Top 4 Pieces of Bad Advice in Cryptocurrency
Markets are comprised of a wide variety of traders of differing success levels and intents. While charts can clearly show which trades are winners and losers, it’s much more difficult to assess the value of a trader. As a result, there is often bad information spread, due to either malice or lack of knowledge, that should always be recognized and ignored.
4. “This coin is a good buy because it is cheap”
This sentiment isn’t so common as it was in late 2017, when many new traders were beginning to attempt cryptocurrency trading, but it still is a frequently shared piece of advice. Oftentimes, certain coins are promoted as undervalued or good entries due to their low price. This is inherently an improper way to evaluate a cryptocurrency, because the simple metric of unit price completely ignores the market cap, distribution, inflation, and inception of such cheap coins.
Kin provides a pretty straightforward example of this. US$0.01 can buy over 30 KIN, which would suggest the coin is very cheap and therefore undervalued. However, a simple look at Kin’s market cap shows that this certainly isn’t the case. Merit of the project aside, there are close to 1 trillion KIN in circulation, which equates to a market cap of US$222 million – by no means a cheap project.
3. “Don’t fall in love with your holdings”
This concept is almost universally accepted among cryptocurrency communities, but it may not always be a proper rule of thumb. For new traders, yes, it’s probably not best to become attached to any single trade. However, for veteran traders who can recognize the merit and potential of different projects, there is nothing wrong with falling in love with a project. If you’re a long-term holder, your biggest position should be your favorite, and even one you love.
Having such a strong connection ensures unwavering faith in a position, even during extended downtrends. If this faith is well-founded, it will be infinitely easier to persevere through days, weeks, or months of red. Some projects can even take years to reach their true value. IOTA is a great example of that. Those who loved IOTA for years when it wasn’t listed on any exchanges have since had a massive payoff.
2. “Buy this coin because it’s better than Bitcoin”
This line is often used to shill the absolute garbage coins. There is no value in an altcoin being “better than Bitcoin”. The fact of the matter is that almost every single newly-created cryptocurrency is better than Bitcoin. It either forks the original code base to facilitate faster transactions, better distribution, or greater scalability, or implements new features that Bitcoin does not offer. A coin that is better than Bitcoin certainly does not automatically deserve to someday be worth as much as Bitcoin.

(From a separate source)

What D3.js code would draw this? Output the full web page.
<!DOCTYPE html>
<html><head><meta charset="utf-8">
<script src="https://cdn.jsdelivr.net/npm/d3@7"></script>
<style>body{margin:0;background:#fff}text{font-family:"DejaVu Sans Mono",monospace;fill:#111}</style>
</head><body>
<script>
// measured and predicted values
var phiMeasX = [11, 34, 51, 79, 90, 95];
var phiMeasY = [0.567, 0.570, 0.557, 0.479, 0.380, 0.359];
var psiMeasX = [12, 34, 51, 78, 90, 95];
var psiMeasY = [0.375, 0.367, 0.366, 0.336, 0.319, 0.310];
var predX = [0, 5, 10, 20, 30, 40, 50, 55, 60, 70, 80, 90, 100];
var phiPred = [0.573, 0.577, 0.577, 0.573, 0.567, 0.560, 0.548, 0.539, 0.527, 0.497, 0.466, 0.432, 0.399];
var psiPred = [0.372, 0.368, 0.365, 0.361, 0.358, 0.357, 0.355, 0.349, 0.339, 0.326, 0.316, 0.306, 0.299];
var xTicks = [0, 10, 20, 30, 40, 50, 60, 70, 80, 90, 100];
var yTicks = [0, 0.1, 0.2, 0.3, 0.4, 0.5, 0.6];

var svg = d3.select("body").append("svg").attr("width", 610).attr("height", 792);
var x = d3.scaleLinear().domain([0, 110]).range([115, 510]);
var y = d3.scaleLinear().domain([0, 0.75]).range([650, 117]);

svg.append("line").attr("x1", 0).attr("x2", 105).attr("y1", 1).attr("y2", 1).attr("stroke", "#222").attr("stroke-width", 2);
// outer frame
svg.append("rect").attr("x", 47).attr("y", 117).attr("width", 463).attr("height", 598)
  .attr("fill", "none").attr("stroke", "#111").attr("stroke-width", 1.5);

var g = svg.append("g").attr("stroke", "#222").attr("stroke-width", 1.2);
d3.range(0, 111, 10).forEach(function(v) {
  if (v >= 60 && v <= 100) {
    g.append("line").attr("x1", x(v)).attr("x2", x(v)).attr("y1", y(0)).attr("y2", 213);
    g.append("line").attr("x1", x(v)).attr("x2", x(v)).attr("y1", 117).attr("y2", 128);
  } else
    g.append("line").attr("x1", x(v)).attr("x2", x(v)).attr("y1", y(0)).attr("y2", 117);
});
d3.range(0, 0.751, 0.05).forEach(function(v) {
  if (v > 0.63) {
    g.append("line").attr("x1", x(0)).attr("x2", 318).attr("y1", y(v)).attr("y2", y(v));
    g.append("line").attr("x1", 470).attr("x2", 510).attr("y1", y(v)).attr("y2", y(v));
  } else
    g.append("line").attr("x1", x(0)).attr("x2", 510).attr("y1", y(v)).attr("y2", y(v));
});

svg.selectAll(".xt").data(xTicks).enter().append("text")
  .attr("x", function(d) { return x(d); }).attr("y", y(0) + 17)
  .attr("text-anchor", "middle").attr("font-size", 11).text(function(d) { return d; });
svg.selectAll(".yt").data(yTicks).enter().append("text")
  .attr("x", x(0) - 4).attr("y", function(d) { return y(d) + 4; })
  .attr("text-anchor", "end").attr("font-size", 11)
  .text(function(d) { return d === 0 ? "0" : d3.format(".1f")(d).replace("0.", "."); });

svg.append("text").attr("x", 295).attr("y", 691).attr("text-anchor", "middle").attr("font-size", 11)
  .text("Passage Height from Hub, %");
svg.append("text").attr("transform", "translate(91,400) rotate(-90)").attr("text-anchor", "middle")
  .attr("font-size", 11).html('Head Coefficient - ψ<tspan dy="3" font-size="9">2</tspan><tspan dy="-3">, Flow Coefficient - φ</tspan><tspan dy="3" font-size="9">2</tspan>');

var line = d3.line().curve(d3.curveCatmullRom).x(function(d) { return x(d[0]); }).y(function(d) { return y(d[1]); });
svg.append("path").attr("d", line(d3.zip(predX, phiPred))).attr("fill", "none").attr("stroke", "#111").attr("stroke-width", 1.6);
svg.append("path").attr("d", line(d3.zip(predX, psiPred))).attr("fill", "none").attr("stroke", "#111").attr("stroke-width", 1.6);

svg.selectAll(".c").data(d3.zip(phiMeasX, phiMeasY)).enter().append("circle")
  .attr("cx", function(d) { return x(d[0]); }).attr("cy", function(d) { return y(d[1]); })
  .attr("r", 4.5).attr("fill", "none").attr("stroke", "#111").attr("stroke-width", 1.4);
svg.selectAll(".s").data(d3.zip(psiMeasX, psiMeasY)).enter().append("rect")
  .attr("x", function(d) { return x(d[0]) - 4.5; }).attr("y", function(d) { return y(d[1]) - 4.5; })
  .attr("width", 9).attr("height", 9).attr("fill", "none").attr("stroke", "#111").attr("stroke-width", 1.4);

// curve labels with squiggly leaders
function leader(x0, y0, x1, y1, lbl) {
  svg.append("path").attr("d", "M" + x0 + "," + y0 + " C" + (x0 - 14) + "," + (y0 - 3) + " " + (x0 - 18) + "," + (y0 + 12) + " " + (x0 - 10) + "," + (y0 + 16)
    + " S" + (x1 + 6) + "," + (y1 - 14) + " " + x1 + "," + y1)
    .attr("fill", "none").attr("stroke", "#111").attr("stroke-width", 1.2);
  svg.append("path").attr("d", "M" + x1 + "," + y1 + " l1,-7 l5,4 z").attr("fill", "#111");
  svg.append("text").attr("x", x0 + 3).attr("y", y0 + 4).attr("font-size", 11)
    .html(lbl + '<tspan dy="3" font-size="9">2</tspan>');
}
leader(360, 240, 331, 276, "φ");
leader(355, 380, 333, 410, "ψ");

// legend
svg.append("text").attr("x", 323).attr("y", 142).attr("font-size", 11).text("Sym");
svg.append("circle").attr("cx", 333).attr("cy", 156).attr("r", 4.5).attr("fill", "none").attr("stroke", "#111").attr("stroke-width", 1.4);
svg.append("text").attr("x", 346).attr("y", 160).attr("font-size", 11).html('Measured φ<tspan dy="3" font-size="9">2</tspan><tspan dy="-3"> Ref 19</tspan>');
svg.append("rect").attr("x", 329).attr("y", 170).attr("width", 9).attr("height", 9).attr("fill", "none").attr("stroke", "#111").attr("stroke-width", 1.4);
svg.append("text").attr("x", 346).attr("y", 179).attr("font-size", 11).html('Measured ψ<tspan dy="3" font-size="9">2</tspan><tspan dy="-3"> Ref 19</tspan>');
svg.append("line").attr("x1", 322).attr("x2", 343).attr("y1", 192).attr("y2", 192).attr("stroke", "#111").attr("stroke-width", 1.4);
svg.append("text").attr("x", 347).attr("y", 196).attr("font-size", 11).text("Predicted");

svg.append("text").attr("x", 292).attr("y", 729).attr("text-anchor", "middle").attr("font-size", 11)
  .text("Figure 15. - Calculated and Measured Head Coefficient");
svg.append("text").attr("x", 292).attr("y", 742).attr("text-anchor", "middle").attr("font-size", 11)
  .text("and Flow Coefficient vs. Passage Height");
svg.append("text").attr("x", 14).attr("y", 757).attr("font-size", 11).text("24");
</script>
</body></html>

1. “Listen to what well-known traders say”
There is massive value in taking advice from proven, veteran, successful traders. However, a majority of the “crypto personalities” are merely facades. These popular social media profiles are just that – popular accounts that leverage their own outreach to turn a profit. This was clearly shown by all the YouTube channels with tens or hundreds of thousands of subscribers promoting the obvious and now defunct Ponzi scheme Bitconnect (BCC).
In fact, Trevon James and “Crypto Nick” now face lawsuits for abusing the faith of their supporters for their own profit through the promotion of this Ponzi. However, these acts also happen much more subtly, especially on Twitter, in the form of paid shilling. It’s recently become known that sleazy projects will offer top cryptocurrency Twitter accounts such as John McAfee’s as much as hundreds of thousands of dollars worth of miscellaneous cryptocurrencies to tweet about their coins.
Overall, the best piece of advice one can follow is to be cognizant of one’s own decisions and learn from their mistakes. Through trial and error, real lessons are learned. It is through this process that legitimately successful and veteran traders have established themselves in the market, and it is through this process that capable traders separate themselves from the incompetent ones.